- Born: December 1969 (age 56)
- Education: Bangor University (BSc, PhD)
- Scientific career
- Fields: Plant Sciences
- Workplaces: University of Cambridge; University of Sheffield;
- Thesis: Effects of elevated CO_{2} on biotrophic pathogens: powdery mildew of barley (1994)
- Doctoral advisor: John Farrar; Bob Whitbread;
- Other academic advisors: Julie Scholes Paul Quick John C Gray Malcolm Press
- Website: www.plantsci.cam.ac.uk/research/julianhibberd

= Julian Hibberd =

Julian Michael Hibberd (born December 1969) is a Professor of Photosynthesis at the University of Cambridge and a Fellow of Emmanuel College, Cambridge, England.

==Education==
Hibberd was educated at Bangor University, Wales, where he was awarded an undergraduate degree in 1991 followed by a PhD in 1994. His PhD thesis investigated the effects of elevated carbon dioxide (CO_{2}) on powdery mildew in barley and was supervised by John Farrar and Bob Whitbread.

==Research and career==
Following his PhD, Hibberd completed three years of postdoctoral research at the University of Sheffield, Yorkshire, with Paul Quick, Malcolm Press and Julie Scholes, investigating interactions between parasitic plants and their hosts. He moved to Cambridge to work with John C. Gray in 1997, and started his own group in 2000.

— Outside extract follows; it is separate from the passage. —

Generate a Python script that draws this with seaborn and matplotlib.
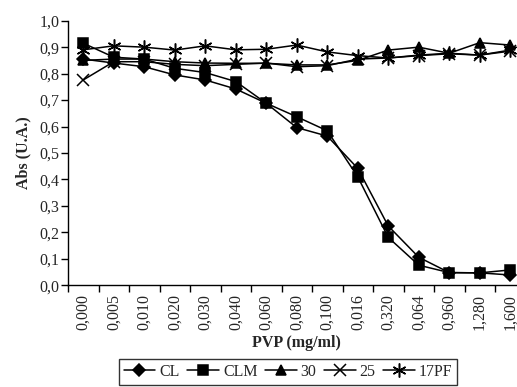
import pandas as pd
import matplotlib
matplotlib.use("Agg")
import matplotlib.pyplot as plt
import seaborn as sns

# PVP concentrations (x categories, as printed on the chart)
pvp_labels = ["0,000", "0,005", "0,010", "0,020", "0,030", "0,040", "0,060", "0,080",
              "0,100", "0,016", "0,320", "0,064", "0,960", "1,280", "1,600"]

# absorbance per series
cl = [0.855, 0.840, 0.826, 0.795, 0.776, 0.742, 0.688, 0.596, 0.564, 0.442, 0.224, 0.106, 0.048, 0.047, 0.039]
clm = [0.915, 0.862, 0.855, 0.820, 0.804, 0.770, 0.688, 0.637, 0.584, 0.410, 0.181, 0.076, 0.048, 0.047, 0.058]
s30 = [0.850, 0.855, 0.855, 0.845, 0.840, 0.839, 0.839, 0.833, 0.833, 0.850, 0.889, 0.900, 0.877, 0.917, 0.908]
s25 = [0.776, 0.845, 0.845, 0.835, 0.830, 0.835, 0.840, 0.826, 0.830, 0.855, 0.859, 0.868, 0.875, 0.870, 0.885]
pf17 = [0.890, 0.905, 0.900, 0.889, 0.905, 0.890, 0.892, 0.908, 0.882, 0.868, 0.859, 0.870, 0.877, 0.870, 0.889]

series_names = ["CL", "CLM", "30", "25", "17PF"]
series_vals = [cl, clm, s30, s25, pf17]

rows = []
for name, vals in zip(series_names, series_vals):
    for i, v in enumerate(vals):
        rows.append({"pos": i, "abs": v, "serie": name})
df = pd.DataFrame(rows)

sns.set_style("white")
plt.rcParams["font.family"] = ["Liberation Serif", "DejaVu Serif"]
plt.rcParams["font.size"] = 11.5

fig = plt.figure(figsize=(5.17, 3.87), dpi=100)
ax = fig.add_axes([68 / 517, 1 - 285.3 / 387, 457.5 / 517, 264.6 / 387])

markers = {"CL": "D", "CLM": "s", "30": "^", "25": "x", "17PF": (6, 2, 0)}
sizes = {"CL": 6, "CLM": 7, "30": 7, "25": 8, "17PF": 10}
for name in series_names:
    sub = df[df["serie"] == name]
    sns.lineplot(data=sub, x="pos", y="abs", ax=ax, color="black", lw=1.1,
                 marker=markers[name], markersize=sizes[name], markeredgewidth=1.1,
                 markerfacecolor="black", markeredgecolor="black", label=name, legend=False)

ax.set_xlim(-0.5, 14.5)
ax.set_ylim(0, 1.0)
ax.set_xticks(range(len(pvp_labels)))
ax.set_xticklabels(pvp_labels, rotation=90)
ax.set_xticks([i - 0.5 for i in range(len(pvp_labels) + 1)], minor=True)
ax.tick_params(axis="x", which="major", length=0, pad=6)
ax.tick_params(axis="x", which="minor", length=5, width=1, direction="out", color="black")
yt = [i / 10 for i in range(11)]
ax.set_yticks(yt)
ax.set_yticklabels([f"{v:.1f}".replace(".", ",") for v in yt])
ax.tick_params(axis="y", length=5, width=1, direction="out", color="black", pad=1)
ax.tick_params(left=True, bottom=True, which="both")

for s in ["top", "right"]:
    ax.spines[s].set_visible(False)
for s in ["left", "bottom"]:
    ax.spines[s].set_color("black")
    ax.spines[s].set_linewidth(1)

ax.set_xlabel("PVP (mg/ml)", fontweight="bold", labelpad=4)
ax.set_ylabel("Abs (U.A.)", fontweight="bold", labelpad=6)

handles, labels = ax.get_legend_handles_labels()
leg = fig.legend(handles, labels, loc="upper center", bbox_to_anchor=(0.557, 1 - 359 / 387),
                 ncol=5, frameon=True, fancybox=False, edgecolor="black", handlelength=2.0,
                 handletextpad=0.25, columnspacing=0.45, borderpad=0.3, borderaxespad=0)
leg.get_frame().set_linewidth(1)

fig.savefig("out.png", dpi=100)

The Hibberd laboratory investigates the efficiency of the C_{4} photosynthetic pathway, with the aim of understanding its repeated evolution and also contributing to improving crop productivity. Hibberd's research has been funded by the Bill and Melinda Gates Foundation the Biotechnology and Biological Sciences Research Council (BBSRC), the FP7 program of the European Union, and the European Research Council (ERC).

Hibberd served as an associate editor of the scientific journal Plant Physiology from 2012 to 2022.

===Awards and honours===
In 2000 Hibberd was awarded a BBSRC David Phillips Fellowship to investigate the role of photosynthesis in veins of C3 plants. In 2005 he was awarded a President's medal by the Society for Experimental Biology, and in 2007 The Melvin Calvin Award by the International Society of Photosynthesis Research.

In 2008 Hibberd was named by the journal Nature as one of "Five crop researchers who could change the world" for his research that is attempting to replace C_{3} carbon fixation in rice with C_{4} carbon fixation. This would greatly increase the efficiency of photosynthesis and create a rice cultivar which could "have 50% more yield" which "would impact billions of people".

Hibberd was elected a Fellow of the Royal Society (FRS) and also member of the European Molecular Biology Organisation (EMBO) in 2025.